Seit November 1997 hatte das Bauwerk den Blick auf das Pastorat verstellt. Die Verantwortlichen feierten den neuen Koberg damals als "Sinnbild gelungener Städteplanung". 6,6 Millionen Mark waren in das Projekt geflossen. Die Lübecker Bevölkerung hat die Möblierung des Platzes allerdings nie akzeptiert. Auch der kleine Brunnen mit dem Metallgestänge und das so genannte Burrecht blieben Fremdkörper auf dem historischen Platz.


 

Nachdem in der vergangenen Woche das Dach der Neuen Wache mit Spezialkränen demontiert worden war, rissen gestern Abrissbagger den ungeliebten weißen Baukörper nieder. Innerhalb von Stunden verwand das Haus im Schutt‑Container.

 

Die öffentlichen Toiletten sind jetzt im Pastoratsgebäude untergebracht. Dazu wurde der Eingang für die Kirchenräume verlegt. Vorher war bereits der Kiosk abgerissen worden.

 

Möglich wird der abermalige Umbau des Platzes durch das Engagement der Possehl‑Stiftung. Sie übernimmt ‑ wie schon im Jahr 1997 ‑ den Löwenanteil der Kosten. In einer zweiten Stufe soll auch der unscheinbare Brunnen ersetzt werden. Renommierte Künstler aus dem In‑ und Ausland haben mittlerweile Vorschläge abgegeben. Eine fachkundige Jury soll diesmal dafür sorgen, dass das Ergebnis länger Bestand haben wird.
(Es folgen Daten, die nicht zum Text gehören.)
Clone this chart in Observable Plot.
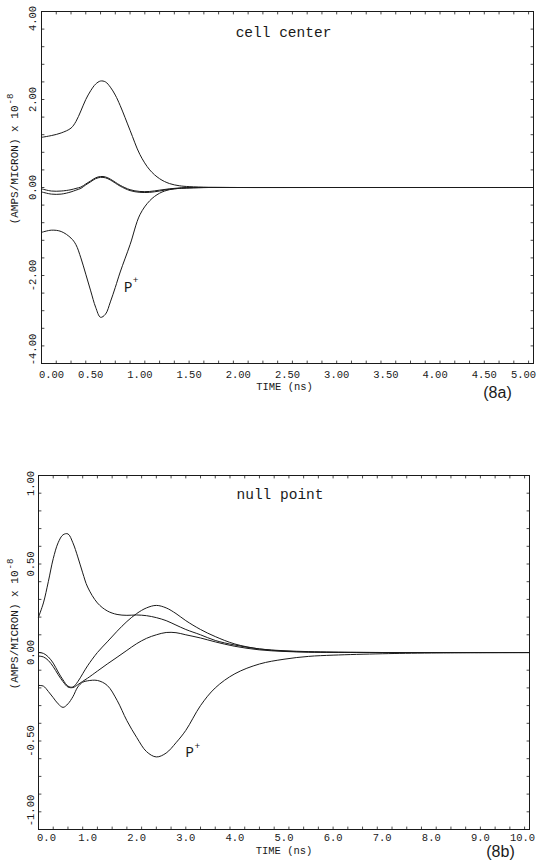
<!DOCTYPE html>
<html>
<head>
<meta charset="utf-8">
<script src="https://cdn.jsdelivr.net/npm/d3@7"></script>
<script src="https://cdn.jsdelivr.net/npm/@observablehq/plot@0.6"></script>
<style>
  html, body { margin: 0; padding: 0; background: #fff; }
  body { width: 537px; height: 862px; position: relative; overflow: hidden; }
  #chartA, #chartB { position: absolute; left: 0; }
  #chartA { top: 0; }
  #chartB { top: 420px; }
</style>
</head>
<body>
<div id="chartA"></div>
<div id="chartB"></div>
<script>
// ---------- data: (8a) cell center ----------
const topTime   = [0, 0.1, 0.2, 0.3, 0.35, 0.4, 0.45, 0.5, 0.55, 0.6, 0.65, 0.7, 0.75, 0.8, 0.9, 1.0, 1.1, 1.2, 1.3, 1.4, 1.5, 1.7, 2.0, 3.0, 4.0, 5.0];
const topUpper  = [1.14, 1.18, 1.24, 1.35, 1.5, 1.74, 2.0, 2.2, 2.35, 2.42, 2.4, 2.28, 2.1, 1.86, 1.3, 0.75, 0.4, 0.2, 0.09, 0.04, 0.02, 0.005, 0, 0, 0, 0];
const topPplus  = [-1.02, -0.97, -1.0, -1.15, -1.3, -1.6, -1.97, -2.35, -2.72, -2.95, -2.88, -2.6, -2.27, -1.92, -1.3, -0.62, -0.3, -0.13, -0.05, -0.02, -0.01, 0, 0, 0, 0, 0];
const topMidA   = [-0.03, -0.08, -0.08, -0.05, -0.02, 0.01, 0.08, 0.15, 0.22, 0.25, 0.24, 0.19, 0.12, 0.05, -0.05, -0.09, -0.09, -0.06, -0.03, -0.01, 0, 0, 0, 0, 0, 0];
const topMidB   = [-0.1, -0.15, -0.15, -0.1, -0.06, -0.02, 0.06, 0.13, 0.2, 0.23, 0.22, 0.17, 0.1, 0.03, -0.07, -0.11, -0.11, -0.08, -0.04, -0.02, -0.01, 0, 0, 0, 0, 0];
const topXTicks = [0, 0.5, 1, 1.5, 2, 2.5, 3, 3.5, 4, 4.5, 5];
const topYTicks = [-4, -2, 0, 2, 4];
const topPLabel = [{t: 0.88, v: -2.27}];

// ---------- data: (8b) null point ----------
const botTime   = [0, 0.1, 0.2, 0.3, 0.4, 0.5, 0.6, 0.7, 0.8, 0.9, 1.0, 1.2, 1.4, 1.6, 1.8, 2.0, 2.2, 2.4, 2.6, 2.8, 3.0, 3.3, 3.6, 4.0, 4.5, 5.0, 5.5, 6.0, 7.0, 8.0, 10.0];
const botPeak   = [0.2, 0.28, 0.4, 0.53, 0.62, 0.665, 0.67, 0.62, 0.54, 0.45, 0.37, 0.28, 0.235, 0.215, 0.21, 0.212, 0.208, 0.197, 0.18, 0.155, 0.13, 0.1, 0.068, 0.042, 0.02, 0.01, 0.005, 0.002, 0, 0, 0];
const botRiseA  = [0.0, -0.005, -0.025, -0.06, -0.11, -0.155, -0.19, -0.195, -0.165, -0.12, -0.075, 0.0, 0.06, 0.12, 0.175, 0.22, 0.252, 0.266, 0.252, 0.22, 0.18, 0.13, 0.09, 0.048, 0.02, 0.008, 0.003, 0.001, 0, 0, 0];
const botRiseB  = [-0.02, -0.025, -0.045, -0.08, -0.125, -0.165, -0.195, -0.198, -0.182, -0.163, -0.145, -0.105, -0.065, -0.027, 0.012, 0.05, 0.08, 0.1, 0.113, 0.112, 0.1, 0.082, 0.06, 0.035, 0.015, 0.006, 0.002, 0.001, 0, 0, 0];
const botPplus  = [-0.186, -0.19, -0.22, -0.255, -0.29, -0.31, -0.29, -0.25, -0.195, -0.168, -0.16, -0.158, -0.186, -0.27, -0.385, -0.48, -0.56, -0.59, -0.568, -0.51, -0.44, -0.3, -0.2, -0.12, -0.065, -0.038, -0.022, -0.015, -0.007, -0.003, -0.001];
const botXTicks = [0, 1, 2, 3, 4, 5, 6, 7, 8, 9, 10];
const botYTicks = [-1, -0.5, 0, 0.5, 1];
const botPLabel = [{t: 3.08, v: -0.565}];

// ---------- text ----------
const titles  = ["cell center", "null point"];
const tags    = ["(8a)", "(8b)"];
const xLabel  = "TIME (ns)";
const yLabel  = "(AMPS/MICRON) x 10";
const yExp    = "-8";

const INK = "#1a1a1a";
const MONO = "'Liberation Mono', 'DejaVu Sans Mono', monospace";
const SANS = "'Liberation Sans', Arial, sans-serif";
const tickShape = {draw(ctx, l) { ctx.moveTo(0, 0); ctx.lineTo(0, -l); }};

function rows(time, series) {
  const out = [];
  for (const [name, vals] of series) vals.forEach((v, i) => out.push({series: name, t: time[i], v}));
  return out;
}

function frameTicks(values, channel, side, len) {
  const rot = {top: 180, bottom: 0, left: 90, right: -90}[side];
  return Plot.vector(values, {[channel]: d => d, frameAnchor: side, length: len, rotate: rot,
    anchor: "start", shape: tickShape, stroke: INK, strokeWidth: 0.8});
}

function chart(cfg) {
  const data = rows(cfg.time, cfg.series);
  const xt = cfg.xTicks, yt = cfg.yTicks;
  const mid = a => a.slice(1, -1);
  const txt = {fontFamily: MONO, fontSize: 10.5, fill: INK};
  return Plot.plot({
    width: 537, height: cfg.height,
    marginLeft: cfg.ml, marginRight: cfg.mr, marginTop: cfg.mt, marginBottom: cfg.mb,
    x: {domain: cfg.xDomain, axis: null},
    y: {domain: cfg.yDomain, axis: null},
    style: {fontFamily: MONO, background: "transparent", color: INK},
    marks: [
      Plot.frame({stroke: INK, strokeWidth: 1}),
      frameTicks(cfg.xMinor, "x", "top", 2.5),
      frameTicks(cfg.xMinor, "x", "bottom", 2.5),
      frameTicks(cfg.yMinor, "y", "left", 2.5),
      frameTicks(cfg.yMinor, "y", "right", 2.5),
      Plot.line(data, {x: "t", y: "v", z: "series", curve: "catmull-rom", stroke: INK, strokeWidth: 1}),
      // x tick labels
      Plot.text(mid(xt), {x: d => d, frameAnchor: "bottom", dy: cfg.xdy, lineAnchor: "middle", text: cfg.xfmt, ...txt}),
      Plot.text([xt[0]], {x: d => d, frameAnchor: "bottom", dy: cfg.xdy, dx: cfg.xEdge[0], lineAnchor: "middle", text: cfg.xfmt, ...txt}),
      Plot.text([xt[xt.length - 1]], {x: d => d, frameAnchor: "bottom", dy: cfg.xdy, dx: cfg.xEdge[1], lineAnchor: "middle", text: cfg.xfmt, ...txt}),
      // y tick labels (rotated)
      Plot.text(mid(yt), {y: d => d, frameAnchor: "left", dx: cfg.ydx, rotate: -90, lineAnchor: "middle", textAnchor: "middle", text: cfg.yfmt, ...txt}),
      Plot.text([yt[0]], {y: d => d, frameAnchor: "left", dx: cfg.ydx, dy: cfg.yEdge[0], rotate: -90, lineAnchor: "middle", textAnchor: "middle", text: cfg.yfmt, ...txt}),
      Plot.text([yt[yt.length - 1]], {y: d => d, frameAnchor: "left", dx: cfg.ydx, dy: cfg.yEdge[1], rotate: -90, lineAnchor: "middle", textAnchor: "middle", text: cfg.yfmt, ...txt}),
      // axis titles
      Plot.text([xLabel], {frameAnchor: "bottom", dx: cfg.xlab[0], dy: cfg.xlab[1], lineAnchor: "middle", text: d => d, fontFamily: MONO, fontSize: 10.5, fill: INK}),
      Plot.text([yLabel], {frameAnchor: "left", dx: cfg.ylab[0], dy: cfg.ylab[1], rotate: -90, textAnchor: "end", lineAnchor: "middle", text: d => d, fontFamily: MONO, fontSize: 11, fill: INK}),
      Plot.text([yExp], {frameAnchor: "left", dx: cfg.ylab[0] - 4.5, dy: cfg.ylab[1] - 1, rotate: -90, textAnchor: "start", lineAnchor: "middle", text: d => d, fontFamily: MONO, fontSize: 9, fill: INK}),
      // panel title and tag
      Plot.text([cfg.title], {frameAnchor: "top", dx: cfg.tpos[0], dy: cfg.tpos[1], lineAnchor: "middle", text: d => d, fontFamily: MONO, fontSize: 14.5, fill: INK}),
      Plot.text([cfg.tag], {frameAnchor: "bottom-right", dx: cfg.tagpos[0], dy: cfg.tagpos[1], lineAnchor: "middle", textAnchor: "middle", text: d => d, fontFamily: SANS, fontSize: 16, fill: INK}),
      // P+ annotation
      Plot.text(cfg.pLabel, {x: "t", y: "v", text: () => "P", lineAnchor: "middle", fontFamily: MONO, fontSize: 14, fill: INK}),
      Plot.text(cfg.pLabel, {x: "t", y: "v", text: () => "+", dx: 7.5, dy: -7, lineAnchor: "middle", fontFamily: MONO, fontSize: 9.5, fill: INK})
    ]
  });
}

const f2 = v => v.toFixed(2);
const f1 = v => v.toFixed(1);

document.getElementById("chartA").append(chart({
  height: 420, ml: 41, mr: 4, mt: 11, mb: 57,
  xDomain: [0, 5], yDomain: [-4, 4],
  time: topTime,
  series: [["upper", topUpper], ["pplus", topPplus], ["midA", topMidA], ["midB", topMidB]],
  xTicks: topXTicks, yTicks: topYTicks,
  xMinor: d3.range(0.15, 5, 0.15), yMinor: d3.range(-3.6, 4, 0.4),
  xfmt: f2, yfmt: f2,
  xdy: 11.5, xEdge: [10, -10], ydx: -9, yEdge: [-14, 7],
  xlab: [-3, 23], ylab: [-27, -82],
  title: titles[0], tpos: [-4, 21],
  tag: tags[0], tagpos: [-36, 29],
  pLabel: topPLabel
}));

document.getElementById("chartB").append(chart({
  height: 442, ml: 38, mr: 8, mt: 55, mb: 33,
  xDomain: [0, 10], yDomain: [-1, 1],
  time: botTime,
  series: [["peak", botPeak], ["riseA", botRiseA], ["riseB", botRiseB], ["pplus", botPplus]],
  xTicks: botXTicks, yTicks: botYTicks,
  xMinor: d3.range(0.3, 10, 0.3), yMinor: d3.range(-0.9, 1, 0.1),
  xfmt: f1, yfmt: f2,
  xdy: 8, xEdge: [8, -7], ydx: -8, yEdge: [-19, 8],
  xlab: [0, 21], ylab: [-24, -82],
  title: titles[1], tpos: [-4, 19],
  tag: tags[1], tagpos: [-29, 22],
  pLabel: botPLabel
}));
</script>
</body>
</html>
Helmuth Pfeifer, Vorsitzender der Possehl‑Stiftung (und Rotarier), erwartet ein "künstlerisch anspruchsvolles Objekt, das den Koberg aufgliedert und zum Verweilen einlädt". Mit der Belebung des Platzes wollen Stiftung und Stadt endlich die Anbindung der Großen Burgstraße an die Breite Straße vorantreiben.